**Task brief:**
Copy all lines below exactly as written. Leave pictures out.

**Dataset extract:**

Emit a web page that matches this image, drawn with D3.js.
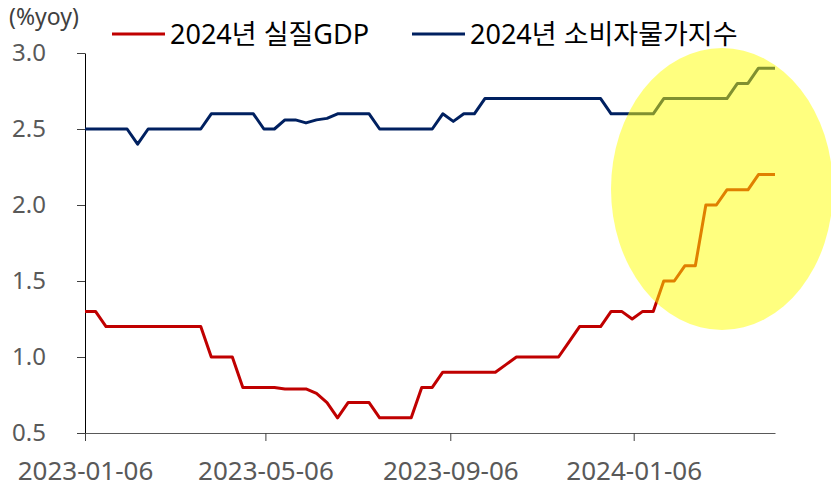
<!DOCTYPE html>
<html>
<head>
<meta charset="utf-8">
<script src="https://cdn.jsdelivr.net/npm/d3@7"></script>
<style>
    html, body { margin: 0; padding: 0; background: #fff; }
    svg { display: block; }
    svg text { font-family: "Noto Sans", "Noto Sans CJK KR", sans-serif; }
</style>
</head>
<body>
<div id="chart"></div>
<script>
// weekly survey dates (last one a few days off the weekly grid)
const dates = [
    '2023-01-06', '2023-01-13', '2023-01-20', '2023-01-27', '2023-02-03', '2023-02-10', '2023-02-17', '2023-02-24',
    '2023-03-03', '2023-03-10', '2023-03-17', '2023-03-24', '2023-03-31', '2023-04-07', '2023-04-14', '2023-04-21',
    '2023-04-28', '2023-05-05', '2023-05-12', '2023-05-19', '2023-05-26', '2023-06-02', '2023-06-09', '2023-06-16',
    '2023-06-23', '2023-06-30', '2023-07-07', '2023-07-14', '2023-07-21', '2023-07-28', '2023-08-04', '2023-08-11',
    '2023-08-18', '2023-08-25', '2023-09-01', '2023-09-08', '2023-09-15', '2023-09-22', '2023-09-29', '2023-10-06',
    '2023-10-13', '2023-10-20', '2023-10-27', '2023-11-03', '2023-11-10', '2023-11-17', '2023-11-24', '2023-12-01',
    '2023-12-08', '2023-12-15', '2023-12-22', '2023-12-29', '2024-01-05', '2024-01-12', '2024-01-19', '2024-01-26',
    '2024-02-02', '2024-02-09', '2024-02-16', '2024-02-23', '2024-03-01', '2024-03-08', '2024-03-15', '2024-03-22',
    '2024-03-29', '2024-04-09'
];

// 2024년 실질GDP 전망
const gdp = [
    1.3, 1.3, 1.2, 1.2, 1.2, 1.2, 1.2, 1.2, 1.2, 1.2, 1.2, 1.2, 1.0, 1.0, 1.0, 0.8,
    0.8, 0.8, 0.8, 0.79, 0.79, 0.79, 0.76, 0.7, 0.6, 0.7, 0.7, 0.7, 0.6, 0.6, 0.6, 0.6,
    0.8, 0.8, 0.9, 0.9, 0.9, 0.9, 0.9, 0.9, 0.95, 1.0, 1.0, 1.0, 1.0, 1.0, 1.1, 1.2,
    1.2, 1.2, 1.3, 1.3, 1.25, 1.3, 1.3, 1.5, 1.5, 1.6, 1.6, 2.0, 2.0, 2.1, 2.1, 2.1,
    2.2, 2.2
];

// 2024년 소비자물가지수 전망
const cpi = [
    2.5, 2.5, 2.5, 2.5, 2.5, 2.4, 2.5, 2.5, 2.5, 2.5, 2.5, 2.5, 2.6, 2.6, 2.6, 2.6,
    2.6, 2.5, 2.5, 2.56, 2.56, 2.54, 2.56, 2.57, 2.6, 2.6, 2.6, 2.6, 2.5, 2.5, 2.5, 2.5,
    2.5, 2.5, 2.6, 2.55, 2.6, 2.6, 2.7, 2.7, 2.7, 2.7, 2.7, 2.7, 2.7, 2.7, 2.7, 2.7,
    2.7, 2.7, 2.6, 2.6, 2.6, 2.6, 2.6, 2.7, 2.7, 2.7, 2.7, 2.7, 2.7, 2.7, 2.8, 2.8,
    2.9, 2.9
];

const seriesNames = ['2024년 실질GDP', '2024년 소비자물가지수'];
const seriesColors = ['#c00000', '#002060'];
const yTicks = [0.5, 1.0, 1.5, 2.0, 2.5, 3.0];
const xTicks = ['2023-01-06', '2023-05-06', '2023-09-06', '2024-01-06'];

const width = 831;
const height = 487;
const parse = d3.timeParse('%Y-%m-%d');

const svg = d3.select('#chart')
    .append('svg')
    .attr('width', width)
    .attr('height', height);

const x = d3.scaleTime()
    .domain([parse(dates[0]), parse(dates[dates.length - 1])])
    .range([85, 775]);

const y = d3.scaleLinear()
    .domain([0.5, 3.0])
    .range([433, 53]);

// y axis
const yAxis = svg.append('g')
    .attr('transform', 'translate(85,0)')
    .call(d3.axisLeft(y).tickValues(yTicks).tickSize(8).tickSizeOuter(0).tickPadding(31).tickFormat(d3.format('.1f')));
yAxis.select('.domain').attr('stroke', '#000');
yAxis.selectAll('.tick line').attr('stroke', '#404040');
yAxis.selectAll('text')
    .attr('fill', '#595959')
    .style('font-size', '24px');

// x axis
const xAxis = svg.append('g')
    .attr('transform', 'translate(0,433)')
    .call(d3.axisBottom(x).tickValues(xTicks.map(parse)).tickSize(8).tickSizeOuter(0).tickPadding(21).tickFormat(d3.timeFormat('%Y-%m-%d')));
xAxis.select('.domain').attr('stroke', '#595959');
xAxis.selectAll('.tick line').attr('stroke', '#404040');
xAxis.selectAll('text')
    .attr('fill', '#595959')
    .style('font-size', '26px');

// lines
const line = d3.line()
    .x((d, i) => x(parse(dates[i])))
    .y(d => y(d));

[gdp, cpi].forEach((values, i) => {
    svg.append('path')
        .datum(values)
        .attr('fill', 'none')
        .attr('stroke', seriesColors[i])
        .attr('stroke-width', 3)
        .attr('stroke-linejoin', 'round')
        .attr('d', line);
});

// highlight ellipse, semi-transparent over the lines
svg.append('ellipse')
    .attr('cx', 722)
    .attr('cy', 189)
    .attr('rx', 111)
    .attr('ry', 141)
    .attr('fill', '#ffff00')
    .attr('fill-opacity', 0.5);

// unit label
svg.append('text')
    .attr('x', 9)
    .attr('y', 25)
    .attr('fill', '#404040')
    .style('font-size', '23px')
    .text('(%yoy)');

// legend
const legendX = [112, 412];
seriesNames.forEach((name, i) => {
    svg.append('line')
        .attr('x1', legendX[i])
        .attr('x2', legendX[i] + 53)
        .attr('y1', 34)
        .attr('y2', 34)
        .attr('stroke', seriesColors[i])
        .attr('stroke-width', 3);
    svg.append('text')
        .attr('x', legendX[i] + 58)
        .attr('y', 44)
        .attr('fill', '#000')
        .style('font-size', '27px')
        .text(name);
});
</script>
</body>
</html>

**Output for this task:**
Emit a web page that matches this image, drawn with D3.js.
<!DOCTYPE html>
<html>
<head>
<meta charset="utf-8">
<script src="https://cdn.jsdelivr.net/npm/d3@7"></script>
<style>
    html, body { margin: 0; padding: 0; background: #fff; }
    svg { display: block; }
    svg text { font-family: "Noto Sans", "Noto Sans CJK KR", sans-serif; }
</style>
</head>
<body>
<div id="chart"></div>
<script>
// weekly survey dates (last one a few days off the weekly grid)
const dates = [
    '2023-01-06', '2023-01-13', '2023-01-20', '2023-01-27', '2023-02-03', '2023-02-10', '2023-02-17', '2023-02-24',
    '2023-03-03', '2023-03-10', '2023-03-17', '2023-03-24', '2023-03-31', '2023-04-07', '2023-04-14', '2023-04-21',
    '2023-04-28', '2023-05-05', '2023-05-12', '2023-05-19', '2023-05-26', '2023-06-02', '2023-06-09', '2023-06-16',
    '2023-06-23', '2023-06-30', '2023-07-07', '2023-07-14', '2023-07-21', '2023-07-28', '2023-08-04', '2023-08-11',
    '2023-08-18', '2023-08-25', '2023-09-01', '2023-09-08', '2023-09-15', '2023-09-22', '2023-09-29', '2023-10-06',
    '2023-10-13', '2023-10-20', '2023-10-27', '2023-11-03', '2023-11-10', '2023-11-17', '2023-11-24', '2023-12-01',
    '2023-12-08', '2023-12-15', '2023-12-22', '2023-12-29', '2024-01-05', '2024-01-12', '2024-01-19', '2024-01-26',
    '2024-02-02', '2024-02-09', '2024-02-16', '2024-02-23', '2024-03-01', '2024-03-08', '2024-03-15', '2024-03-22',
    '2024-03-29', '2024-04-09'
];

// 2024년 실질GDP 전망
const gdp = [
    1.3, 1.3, 1.2, 1.2, 1.2, 1.2, 1.2, 1.2, 1.2, 1.2, 1.2, 1.2, 1.0, 1.0, 1.0, 0.8,
    0.8, 0.8, 0.8, 0.79, 0.79, 0.79, 0.76, 0.7, 0.6, 0.7, 0.7, 0.7, 0.6, 0.6, 0.6, 0.6,
    0.8, 0.8, 0.9, 0.9, 0.9, 0.9, 0.9, 0.9, 0.95, 1.0, 1.0, 1.0, 1.0, 1.0, 1.1, 1.2,
    1.2, 1.2, 1.3, 1.3, 1.25, 1.3, 1.3, 1.5, 1.5, 1.6, 1.6, 2.0, 2.0, 2.1, 2.1, 2.1,
    2.2, 2.2
];

// 2024년 소비자물가지수 전망
const cpi = [
    2.5, 2.5, 2.5, 2.5, 2.5, 2.4, 2.5, 2.5, 2.5, 2.5, 2.5, 2.5, 2.6, 2.6, 2.6, 2.6,
    2.6, 2.5, 2.5, 2.56, 2.56, 2.54, 2.56, 2.57, 2.6, 2.6, 2.6, 2.6, 2.5, 2.5, 2.5, 2.5,
    2.5, 2.5, 2.6, 2.55, 2.6, 2.6, 2.7, 2.7, 2.7, 2.7, 2.7, 2.7, 2.7, 2.7, 2.7, 2.7,
    2.7, 2.7, 2.6, 2.6, 2.6, 2.6, 2.6, 2.7, 2.7, 2.7, 2.7, 2.7, 2.7, 2.7, 2.8, 2.8,
    2.9, 2.9
];

const seriesNames = ['2024년 실질GDP', '2024년 소비자물가지수'];
const seriesColors = ['#c00000', '#002060'];
const yTicks = [0.5, 1.0, 1.5, 2.0, 2.5, 3.0];
const xTicks = ['2023-01-06', '2023-05-06', '2023-09-06', '2024-01-06'];

const width = 831;
const height = 487;
const parse = d3.timeParse('%Y-%m-%d');

const svg = d3.select('#chart')
    .append('svg')
    .attr('width', width)
    .attr('height', height);

const x = d3.scaleTime()
    .domain([parse(dates[0]), parse(dates[dates.length - 1])])
    .range([85, 775]);

const y = d3.scaleLinear()
    .domain([0.5, 3.0])
    .range([433, 53]);

// y axis
const yAxis = svg.append('g')
    .attr('transform', 'translate(85,0)')
    .call(d3.axisLeft(y).tickValues(yTicks).tickSize(8).tickSizeOuter(0).tickPadding(31).tickFormat(d3.format('.1f')));
yAxis.select('.domain').attr('stroke', '#000');
yAxis.selectAll('.tick line').attr('stroke', '#404040');
yAxis.selectAll('text')
    .attr('fill', '#595959')
    .style('font-size', '24px');

// x axis
const xAxis = svg.append('g')
    .attr('transform', 'translate(0,433)')
    .call(d3.axisBottom(x).tickValues(xTicks.map(parse)).tickSize(8).tickSizeOuter(0).tickPadding(21).tickFormat(d3.timeFormat('%Y-%m-%d')));
xAxis.select('.domain').attr('stroke', '#595959');
xAxis.selectAll('.tick line').attr('stroke', '#404040');
xAxis.selectAll('text')
    .attr('fill', '#595959')
    .style('font-size', '26px');

// lines
const line = d3.line()
    .x((d, i) => x(parse(dates[i])))
    .y(d => y(d));

[gdp, cpi].forEach((values, i) => {
    svg.append('path')
        .datum(values)
        .attr('fill', 'none')
        .attr('stroke', seriesColors[i])
        .attr('stroke-width', 3)
        .attr('stroke-linejoin', 'round')
        .attr('d', line);
});

// highlight ellipse, semi-transparent over the lines
svg.append('ellipse')
    .attr('cx', 722)
    .attr('cy', 189)
    .attr('rx', 111)
    .attr('ry', 141)
    .attr('fill', '#ffff00')
    .attr('fill-opacity', 0.5);

// unit label
svg.append('text')
    .attr('x', 9)
    .attr('y', 25)
    .attr('fill', '#404040')
    .style('font-size', '23px')
    .text('(%yoy)');

// legend
const legendX = [112, 412];
seriesNames.forEach((name, i) => {
    svg.append('line')
        .attr('x1', legendX[i])
        .attr('x2', legendX[i] + 53)
        .attr('y1', 34)
        .attr('y2', 34)
        .attr('stroke', seriesColors[i])
        .attr('stroke-width', 3);
    svg.append('text')
        .attr('x', legendX[i] + 58)
        .attr('y', 44)
        .attr('fill', '#000')
        .style('font-size', '27px')
        .text(name);
});
</script>
</body>
</html>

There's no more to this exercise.